Inferring Human Observer Spectral Sensitivities from Video Game Data
This addresses color perception discrepancies for display users, offering a practical solution for next-generation displays, though it is incremental as it builds on existing color matching methods.
The paper tackles the problem of observer metameric breakdown in modern displays by proposing a mathematical framework to calculate individual human spectral sensitivities using a mobile phone-based color matching experiment, forgoing expensive in-person setups and enabling display calibration to match user vision in-the-wild.

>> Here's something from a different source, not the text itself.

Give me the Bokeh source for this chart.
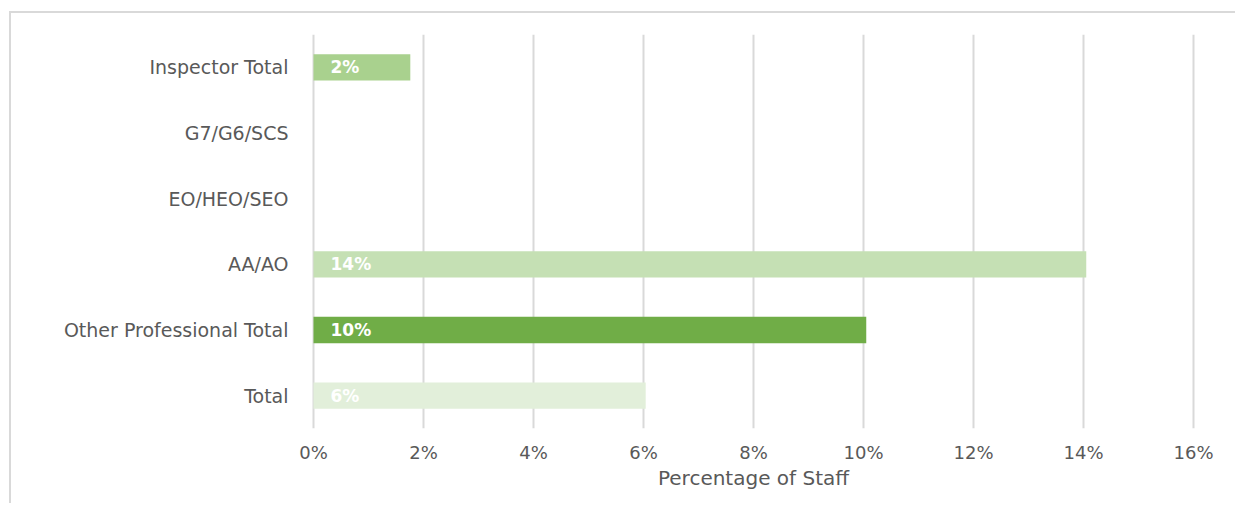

With the use of primaries which have increasingly narrow bandwidths in modern displays, observer metameric breakdown is becoming a significant factor. This can lead to discrepancies in the perceived color between different observers. If the spectral sensitivity of a user's eyes could be easily measured, next generation displays would be able to adjust the display content to ensure that the colors are perceived as intended by a given observer. We present a mathematical framework for calculating spectral sensitivities of a given human observer using a color matching experiment that could be done on a mobile phone display. This forgoes the need for expensive in-person experiments and allows system designers to easily calibrate displays to match the user's vision, in-the-wild. We show how to use sRGB pixel values along with a simple display model to calculate plausible color matching functions (CMFs) for the users of a given display device (e.g., a mobile phone). We evaluate the effect of different regularization functions on the shape of the calculated CMFs and the results show that a sum of squares regularizer is able to predict smooth and qualitatively realistic CMFs.